The shorter wavelengths allow the photons to rapidly excite a target area, which leads to faster transfer of energy.
Take a 660 laser and a 405 @ ~300mW:
- The 405 will be able to impart it's energy into the target faster and burn it.
- The 660 will still be able to burn the target but will take a longer amount of time to do so.
True, blue photons do carry more energy, but that also means it's harder to produce them. 200mW is 200mW, be it blue, green, red or microwave. The power is the same. Count of the photons to get that power is not the same.
So simply do not compare colors of lasers, just compare their power.
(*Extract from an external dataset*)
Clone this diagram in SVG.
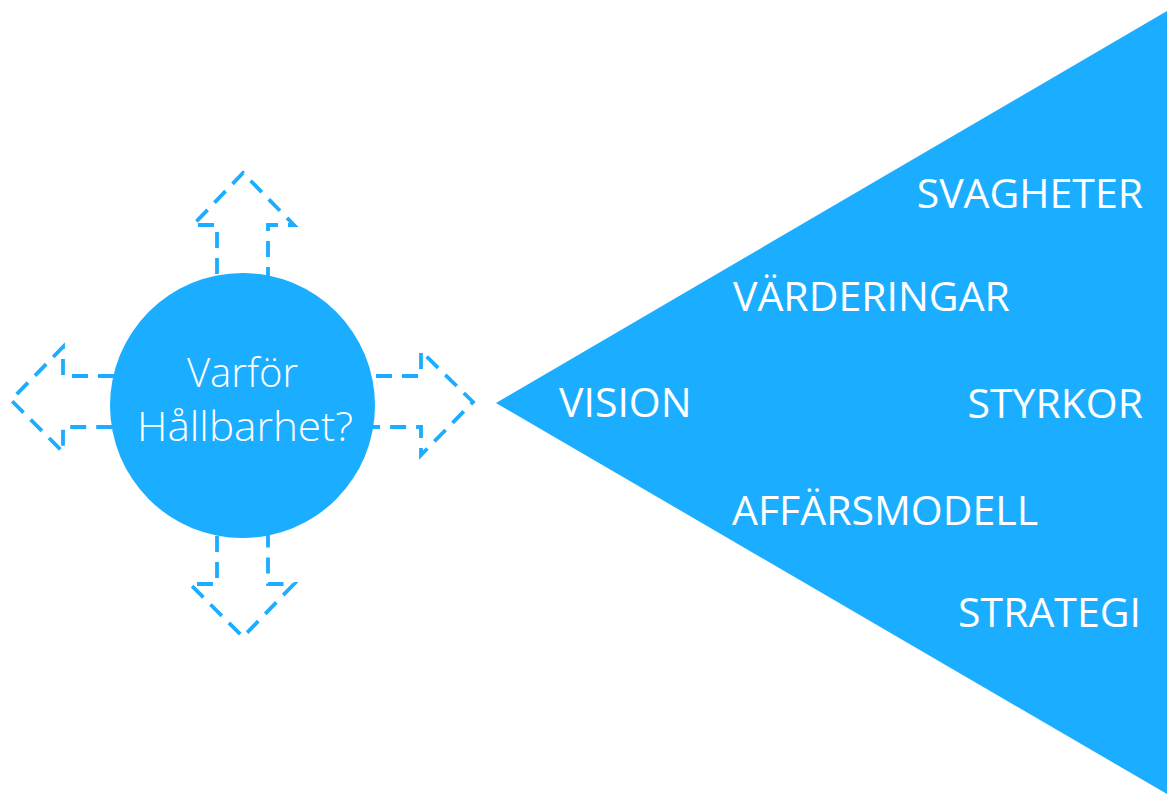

Then the more powerful is well .. more powerful.
"She said that green lasers were more powerful than red, and purple were (more) powerful than green."
I think that the original statement isn't defined properly.
Get a different or better definition for her use of "powerful".
My biggest problem with teachers way back when going to school had to do with the single mindedness of some. They only think of things in their own way and do not allow for possible misinterpretation by others.
I have been told that I am a great teacher as I can always state a point or thought in many different ways allowing for everyone to understand. (I find it to be a good mental exercise personally. Keeps your thought processes limber, so to speak.)
The electrical definition of power is actually quite limited. 500 mw is 500 mw no matter what wavelength.
However, as explained previously here, the energy state of the photons of different wavelengths will differ greatly.
So depending on how the original term "power" was being intended is the real question.
Or was that a paraphrase of a discussion with the wrong terminology being posted by you ?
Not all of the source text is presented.